──────── SOURCE DATA

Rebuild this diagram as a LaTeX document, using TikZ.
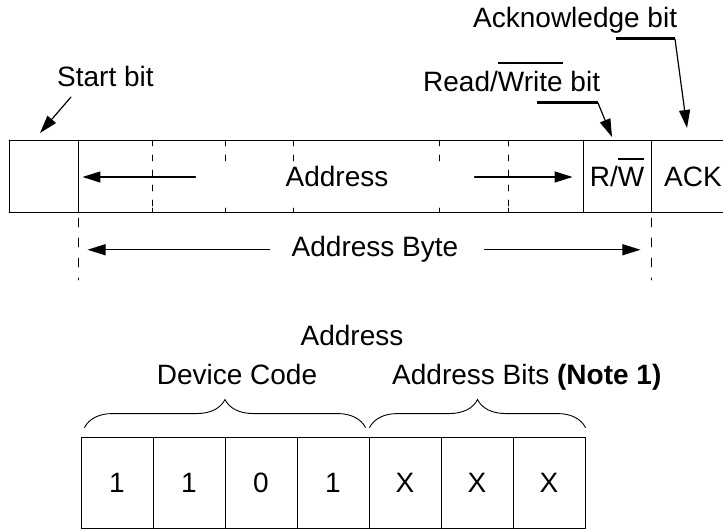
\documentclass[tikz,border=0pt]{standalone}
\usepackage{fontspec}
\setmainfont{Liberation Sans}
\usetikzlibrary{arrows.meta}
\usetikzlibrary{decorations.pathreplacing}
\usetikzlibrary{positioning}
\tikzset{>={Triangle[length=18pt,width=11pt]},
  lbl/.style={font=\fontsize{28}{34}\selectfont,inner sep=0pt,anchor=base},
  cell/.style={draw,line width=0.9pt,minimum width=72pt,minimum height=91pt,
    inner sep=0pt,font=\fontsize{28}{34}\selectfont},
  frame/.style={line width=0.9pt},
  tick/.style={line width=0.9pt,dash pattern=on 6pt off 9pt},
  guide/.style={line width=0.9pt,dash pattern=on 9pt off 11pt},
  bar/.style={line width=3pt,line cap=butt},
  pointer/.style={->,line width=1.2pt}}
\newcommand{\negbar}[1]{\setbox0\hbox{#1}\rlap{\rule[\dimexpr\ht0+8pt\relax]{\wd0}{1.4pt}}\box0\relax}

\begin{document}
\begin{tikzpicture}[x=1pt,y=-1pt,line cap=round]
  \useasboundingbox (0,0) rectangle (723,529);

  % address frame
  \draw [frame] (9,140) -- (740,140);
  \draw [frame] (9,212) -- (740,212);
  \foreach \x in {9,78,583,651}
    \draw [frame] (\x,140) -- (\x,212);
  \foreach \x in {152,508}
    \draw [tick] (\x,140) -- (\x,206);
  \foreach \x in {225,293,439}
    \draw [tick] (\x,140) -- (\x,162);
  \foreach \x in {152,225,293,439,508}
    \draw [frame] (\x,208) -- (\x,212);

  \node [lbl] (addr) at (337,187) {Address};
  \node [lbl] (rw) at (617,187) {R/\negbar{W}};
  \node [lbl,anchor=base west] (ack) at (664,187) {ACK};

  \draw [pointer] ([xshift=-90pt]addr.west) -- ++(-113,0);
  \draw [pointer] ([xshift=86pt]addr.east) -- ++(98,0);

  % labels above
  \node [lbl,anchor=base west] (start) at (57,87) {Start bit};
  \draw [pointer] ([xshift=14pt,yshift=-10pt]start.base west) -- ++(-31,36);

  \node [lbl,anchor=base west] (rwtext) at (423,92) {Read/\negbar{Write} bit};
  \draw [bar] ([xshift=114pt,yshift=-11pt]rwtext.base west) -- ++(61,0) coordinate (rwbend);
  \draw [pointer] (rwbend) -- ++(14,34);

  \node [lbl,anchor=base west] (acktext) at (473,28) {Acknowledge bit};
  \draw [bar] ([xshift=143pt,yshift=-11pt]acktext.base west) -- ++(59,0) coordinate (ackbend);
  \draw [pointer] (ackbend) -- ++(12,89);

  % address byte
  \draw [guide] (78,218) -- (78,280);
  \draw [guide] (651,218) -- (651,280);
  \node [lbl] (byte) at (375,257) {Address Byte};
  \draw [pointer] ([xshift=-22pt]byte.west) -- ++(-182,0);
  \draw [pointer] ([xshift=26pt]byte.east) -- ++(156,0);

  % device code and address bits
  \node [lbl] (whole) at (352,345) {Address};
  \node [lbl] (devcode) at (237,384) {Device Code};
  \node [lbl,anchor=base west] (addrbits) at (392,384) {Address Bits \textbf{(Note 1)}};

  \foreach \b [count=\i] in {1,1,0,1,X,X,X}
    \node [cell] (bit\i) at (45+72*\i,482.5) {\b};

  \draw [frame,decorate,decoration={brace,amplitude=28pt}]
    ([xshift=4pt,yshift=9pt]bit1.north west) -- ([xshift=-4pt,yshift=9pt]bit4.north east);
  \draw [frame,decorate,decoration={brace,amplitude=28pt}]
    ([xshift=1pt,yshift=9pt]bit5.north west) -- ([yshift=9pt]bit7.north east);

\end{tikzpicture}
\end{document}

────────────────

- INSTRUCTION: Write out again every line above exactly as given; the pictures do not belong in the copy.

- CORRECT ANSWER:
Rebuild this diagram as a LaTeX document, using TikZ.
\documentclass[tikz,border=0pt]{standalone}
\usepackage{fontspec}
\setmainfont{Liberation Sans}
\usetikzlibrary{arrows.meta}
\usetikzlibrary{decorations.pathreplacing}
\usetikzlibrary{positioning}
\tikzset{>={Triangle[length=18pt,width=11pt]},
  lbl/.style={font=\fontsize{28}{34}\selectfont,inner sep=0pt,anchor=base},
  cell/.style={draw,line width=0.9pt,minimum width=72pt,minimum height=91pt,
    inner sep=0pt,font=\fontsize{28}{34}\selectfont},
  frame/.style={line width=0.9pt},
  tick/.style={line width=0.9pt,dash pattern=on 6pt off 9pt},
  guide/.style={line width=0.9pt,dash pattern=on 9pt off 11pt},
  bar/.style={line width=3pt,line cap=butt},
  pointer/.style={->,line width=1.2pt}}
\newcommand{\negbar}[1]{\setbox0\hbox{#1}\rlap{\rule[\dimexpr\ht0+8pt\relax]{\wd0}{1.4pt}}\box0\relax}

\begin{document}
\begin{tikzpicture}[x=1pt,y=-1pt,line cap=round]
  \useasboundingbox (0,0) rectangle (723,529);

  % address frame
  \draw [frame] (9,140) -- (740,140);
  \draw [frame] (9,212) -- (740,212);
  \foreach \x in {9,78,583,651}
    \draw [frame] (\x,140) -- (\x,212);
  \foreach \x in {152,508}
    \draw [tick] (\x,140) -- (\x,206);
  \foreach \x in {225,293,439}
    \draw [tick] (\x,140) -- (\x,162);
  \foreach \x in {152,225,293,439,508}
    \draw [frame] (\x,208) -- (\x,212);

  \node [lbl] (addr) at (337,187) {Address};
  \node [lbl] (rw) at (617,187) {R/\negbar{W}};
  \node [lbl,anchor=base west] (ack) at (664,187) {ACK};

  \draw [pointer] ([xshift=-90pt]addr.west) -- ++(-113,0);
  \draw [pointer] ([xshift=86pt]addr.east) -- ++(98,0);

  % labels above
  \node [lbl,anchor=base west] (start) at (57,87) {Start bit};
  \draw [pointer] ([xshift=14pt,yshift=-10pt]start.base west) -- ++(-31,36);

  \node [lbl,anchor=base west] (rwtext) at (423,92) {Read/\negbar{Write} bit};
  \draw [bar] ([xshift=114pt,yshift=-11pt]rwtext.base west) -- ++(61,0) coordinate (rwbend);
  \draw [pointer] (rwbend) -- ++(14,34);

  \node [lbl,anchor=base west] (acktext) at (473,28) {Acknowledge bit};
  \draw [bar] ([xshift=143pt,yshift=-11pt]acktext.base west) -- ++(59,0) coordinate (ackbend);
  \draw [pointer] (ackbend) -- ++(12,89);

  % address byte
  \draw [guide] (78,218) -- (78,280);
  \draw [guide] (651,218) -- (651,280);
  \node [lbl] (byte) at (375,257) {Address Byte};
  \draw [pointer] ([xshift=-22pt]byte.west) -- ++(-182,0);
  \draw [pointer] ([xshift=26pt]byte.east) -- ++(156,0);

  % device code and address bits
  \node [lbl] (whole) at (352,345) {Address};
  \node [lbl] (devcode) at (237,384) {Device Code};
  \node [lbl,anchor=base west] (addrbits) at (392,384) {Address Bits \textbf{(Note 1)}};

  \foreach \b [count=\i] in {1,1,0,1,X,X,X}
    \node [cell] (bit\i) at (45+72*\i,482.5) {\b};

  \draw [frame,decorate,decoration={brace,amplitude=28pt}]
    ([xshift=4pt,yshift=9pt]bit1.north west) -- ([xshift=-4pt,yshift=9pt]bit4.north east);
  \draw [frame,decorate,decoration={brace,amplitude=28pt}]
    ([xshift=1pt,yshift=9pt]bit5.north west) -- ([yshift=9pt]bit7.north east);

\end{tikzpicture}
\end{document}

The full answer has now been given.